Scan the listing below. Report each line that includes "this".

* Information provided:
===============

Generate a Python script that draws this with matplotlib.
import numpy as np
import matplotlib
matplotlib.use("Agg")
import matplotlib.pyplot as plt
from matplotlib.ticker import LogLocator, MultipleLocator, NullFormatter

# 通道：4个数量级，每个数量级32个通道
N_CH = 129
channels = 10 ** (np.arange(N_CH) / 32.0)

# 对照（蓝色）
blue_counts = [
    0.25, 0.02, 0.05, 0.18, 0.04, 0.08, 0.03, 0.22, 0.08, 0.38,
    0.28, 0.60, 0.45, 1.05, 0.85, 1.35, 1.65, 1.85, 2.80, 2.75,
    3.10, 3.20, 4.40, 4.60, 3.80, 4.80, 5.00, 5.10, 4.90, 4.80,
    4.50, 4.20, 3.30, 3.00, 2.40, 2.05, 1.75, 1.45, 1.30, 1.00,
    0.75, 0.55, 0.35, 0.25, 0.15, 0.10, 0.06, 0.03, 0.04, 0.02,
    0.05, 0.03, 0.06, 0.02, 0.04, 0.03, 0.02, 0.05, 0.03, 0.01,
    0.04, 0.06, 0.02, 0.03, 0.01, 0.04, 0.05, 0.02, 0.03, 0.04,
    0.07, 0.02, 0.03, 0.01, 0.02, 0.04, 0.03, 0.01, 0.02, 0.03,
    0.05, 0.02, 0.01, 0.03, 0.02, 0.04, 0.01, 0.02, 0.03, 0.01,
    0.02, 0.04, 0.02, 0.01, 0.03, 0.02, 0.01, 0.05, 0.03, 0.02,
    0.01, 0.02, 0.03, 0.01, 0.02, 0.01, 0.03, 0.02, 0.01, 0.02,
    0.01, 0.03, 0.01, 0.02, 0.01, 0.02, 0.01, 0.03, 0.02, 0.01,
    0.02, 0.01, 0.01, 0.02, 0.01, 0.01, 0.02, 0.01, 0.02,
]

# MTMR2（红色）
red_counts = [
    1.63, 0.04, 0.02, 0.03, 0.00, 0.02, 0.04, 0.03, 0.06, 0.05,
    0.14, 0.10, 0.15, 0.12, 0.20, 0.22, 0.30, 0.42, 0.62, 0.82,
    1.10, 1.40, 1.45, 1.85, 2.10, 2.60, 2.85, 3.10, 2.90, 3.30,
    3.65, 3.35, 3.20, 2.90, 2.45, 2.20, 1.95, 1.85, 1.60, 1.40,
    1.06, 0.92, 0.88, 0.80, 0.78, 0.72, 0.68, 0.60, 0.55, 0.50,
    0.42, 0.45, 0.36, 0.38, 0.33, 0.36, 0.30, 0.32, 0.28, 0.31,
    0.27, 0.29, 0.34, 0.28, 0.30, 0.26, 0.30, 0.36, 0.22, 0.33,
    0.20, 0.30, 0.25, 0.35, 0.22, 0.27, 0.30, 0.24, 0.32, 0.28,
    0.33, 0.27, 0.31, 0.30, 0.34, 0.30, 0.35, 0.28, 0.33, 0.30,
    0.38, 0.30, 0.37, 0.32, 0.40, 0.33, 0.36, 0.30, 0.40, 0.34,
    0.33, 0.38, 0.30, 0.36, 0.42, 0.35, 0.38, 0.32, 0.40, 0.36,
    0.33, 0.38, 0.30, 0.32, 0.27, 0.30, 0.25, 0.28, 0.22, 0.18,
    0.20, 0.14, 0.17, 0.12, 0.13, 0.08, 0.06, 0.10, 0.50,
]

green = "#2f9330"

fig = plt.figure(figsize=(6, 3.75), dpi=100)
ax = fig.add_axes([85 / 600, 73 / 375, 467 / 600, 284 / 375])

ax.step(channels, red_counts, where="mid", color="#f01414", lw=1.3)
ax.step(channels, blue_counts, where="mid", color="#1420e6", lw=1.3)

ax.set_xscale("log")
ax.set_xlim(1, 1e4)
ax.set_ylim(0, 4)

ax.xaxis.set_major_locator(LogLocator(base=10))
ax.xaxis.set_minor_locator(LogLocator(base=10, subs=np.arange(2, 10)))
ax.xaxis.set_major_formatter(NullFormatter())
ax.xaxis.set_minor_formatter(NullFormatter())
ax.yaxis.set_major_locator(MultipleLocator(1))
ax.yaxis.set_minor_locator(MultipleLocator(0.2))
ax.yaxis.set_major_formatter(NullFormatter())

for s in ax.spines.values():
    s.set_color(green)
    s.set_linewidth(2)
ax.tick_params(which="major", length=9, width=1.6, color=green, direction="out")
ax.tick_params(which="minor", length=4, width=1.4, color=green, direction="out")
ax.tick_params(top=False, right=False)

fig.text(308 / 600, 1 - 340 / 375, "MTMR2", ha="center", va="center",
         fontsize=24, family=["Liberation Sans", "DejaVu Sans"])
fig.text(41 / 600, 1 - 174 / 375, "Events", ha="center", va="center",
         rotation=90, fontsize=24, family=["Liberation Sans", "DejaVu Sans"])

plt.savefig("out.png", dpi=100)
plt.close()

===============

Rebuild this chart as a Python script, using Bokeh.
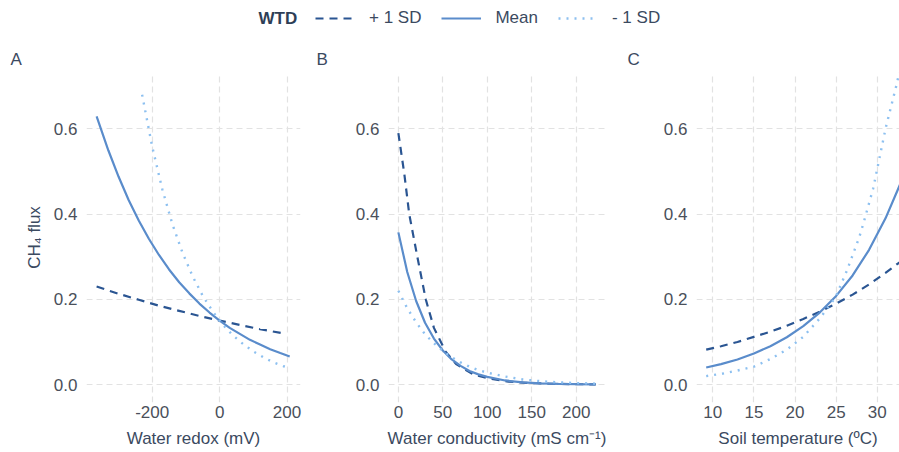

===============

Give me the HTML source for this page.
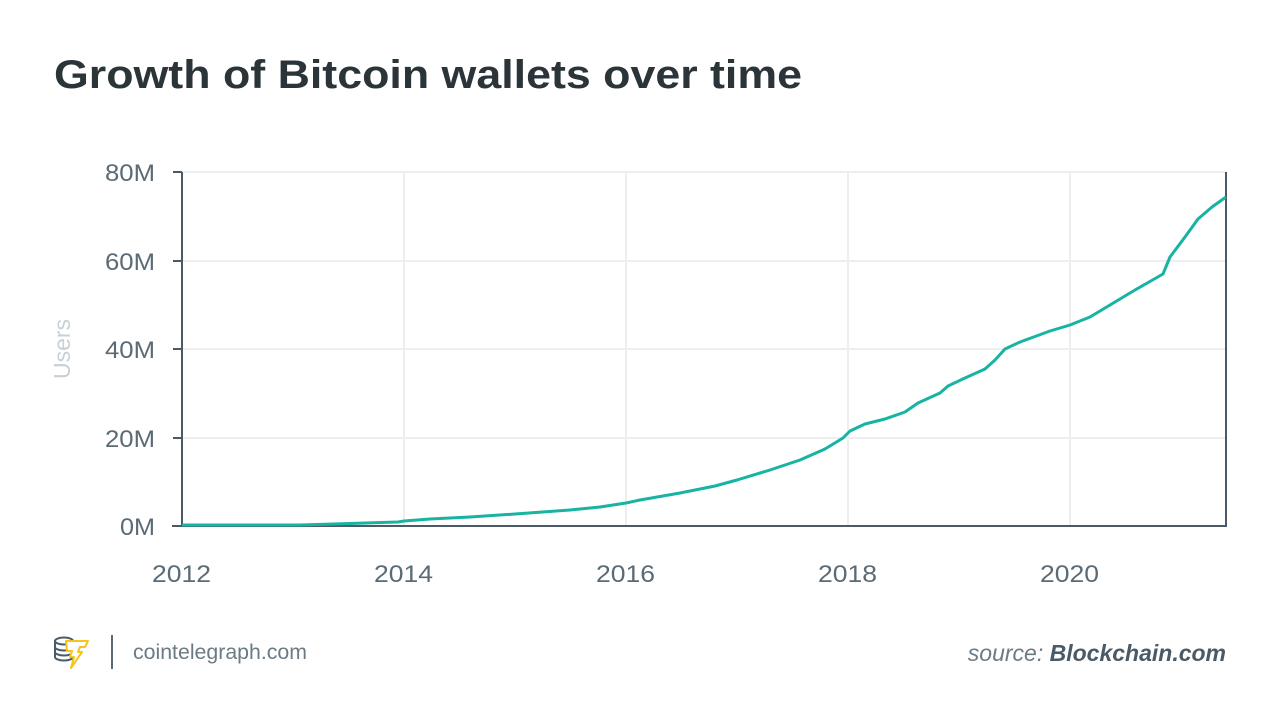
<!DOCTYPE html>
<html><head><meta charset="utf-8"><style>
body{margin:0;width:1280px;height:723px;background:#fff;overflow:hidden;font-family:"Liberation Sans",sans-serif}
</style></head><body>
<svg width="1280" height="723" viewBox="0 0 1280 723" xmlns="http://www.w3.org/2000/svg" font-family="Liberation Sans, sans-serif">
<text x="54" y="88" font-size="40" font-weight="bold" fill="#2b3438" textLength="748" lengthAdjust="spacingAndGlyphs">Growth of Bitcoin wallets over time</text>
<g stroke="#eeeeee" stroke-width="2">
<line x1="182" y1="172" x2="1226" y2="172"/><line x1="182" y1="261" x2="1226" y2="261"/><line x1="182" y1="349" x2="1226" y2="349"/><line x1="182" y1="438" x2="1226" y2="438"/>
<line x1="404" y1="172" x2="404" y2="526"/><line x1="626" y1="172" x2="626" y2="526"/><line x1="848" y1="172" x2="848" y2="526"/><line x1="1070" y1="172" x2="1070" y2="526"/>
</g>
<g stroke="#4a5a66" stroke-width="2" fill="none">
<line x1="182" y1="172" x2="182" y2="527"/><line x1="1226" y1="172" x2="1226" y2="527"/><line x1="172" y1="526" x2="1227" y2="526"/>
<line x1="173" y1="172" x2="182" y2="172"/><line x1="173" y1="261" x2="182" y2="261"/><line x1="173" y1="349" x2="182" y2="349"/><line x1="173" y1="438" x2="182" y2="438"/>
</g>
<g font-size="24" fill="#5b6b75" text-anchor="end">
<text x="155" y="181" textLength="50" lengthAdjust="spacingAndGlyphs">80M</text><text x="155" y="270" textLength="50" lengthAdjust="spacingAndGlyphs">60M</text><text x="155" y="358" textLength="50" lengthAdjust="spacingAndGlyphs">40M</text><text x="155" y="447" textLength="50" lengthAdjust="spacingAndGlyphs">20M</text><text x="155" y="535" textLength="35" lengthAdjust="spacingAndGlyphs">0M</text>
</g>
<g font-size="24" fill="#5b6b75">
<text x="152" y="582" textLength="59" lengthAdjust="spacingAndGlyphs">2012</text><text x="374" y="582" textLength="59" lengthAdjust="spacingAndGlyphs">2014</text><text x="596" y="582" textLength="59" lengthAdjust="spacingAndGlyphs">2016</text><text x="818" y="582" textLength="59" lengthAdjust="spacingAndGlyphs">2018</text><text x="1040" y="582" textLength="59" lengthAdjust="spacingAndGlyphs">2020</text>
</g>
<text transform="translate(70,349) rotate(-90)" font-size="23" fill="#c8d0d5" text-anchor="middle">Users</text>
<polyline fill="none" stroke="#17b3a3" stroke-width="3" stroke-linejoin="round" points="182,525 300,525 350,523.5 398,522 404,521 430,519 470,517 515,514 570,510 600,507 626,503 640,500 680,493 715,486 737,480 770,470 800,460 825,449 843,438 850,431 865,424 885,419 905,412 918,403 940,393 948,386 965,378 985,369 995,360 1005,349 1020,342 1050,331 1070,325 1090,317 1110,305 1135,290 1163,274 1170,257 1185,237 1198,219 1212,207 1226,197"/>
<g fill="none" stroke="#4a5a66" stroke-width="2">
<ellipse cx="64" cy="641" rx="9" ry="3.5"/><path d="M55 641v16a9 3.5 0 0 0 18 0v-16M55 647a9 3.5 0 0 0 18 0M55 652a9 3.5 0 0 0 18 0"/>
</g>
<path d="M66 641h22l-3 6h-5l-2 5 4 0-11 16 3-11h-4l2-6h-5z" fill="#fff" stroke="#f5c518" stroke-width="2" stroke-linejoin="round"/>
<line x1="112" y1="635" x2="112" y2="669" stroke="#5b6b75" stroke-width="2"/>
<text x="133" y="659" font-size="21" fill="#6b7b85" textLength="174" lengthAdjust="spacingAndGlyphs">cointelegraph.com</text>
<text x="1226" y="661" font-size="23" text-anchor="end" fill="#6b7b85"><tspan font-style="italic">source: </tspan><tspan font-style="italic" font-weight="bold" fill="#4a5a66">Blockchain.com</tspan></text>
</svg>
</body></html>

===============

* The answer:
Generate a Python script that draws this with matplotlib.
Rebuild this chart as a Python script, using Bokeh.
Give me the HTML source for this page.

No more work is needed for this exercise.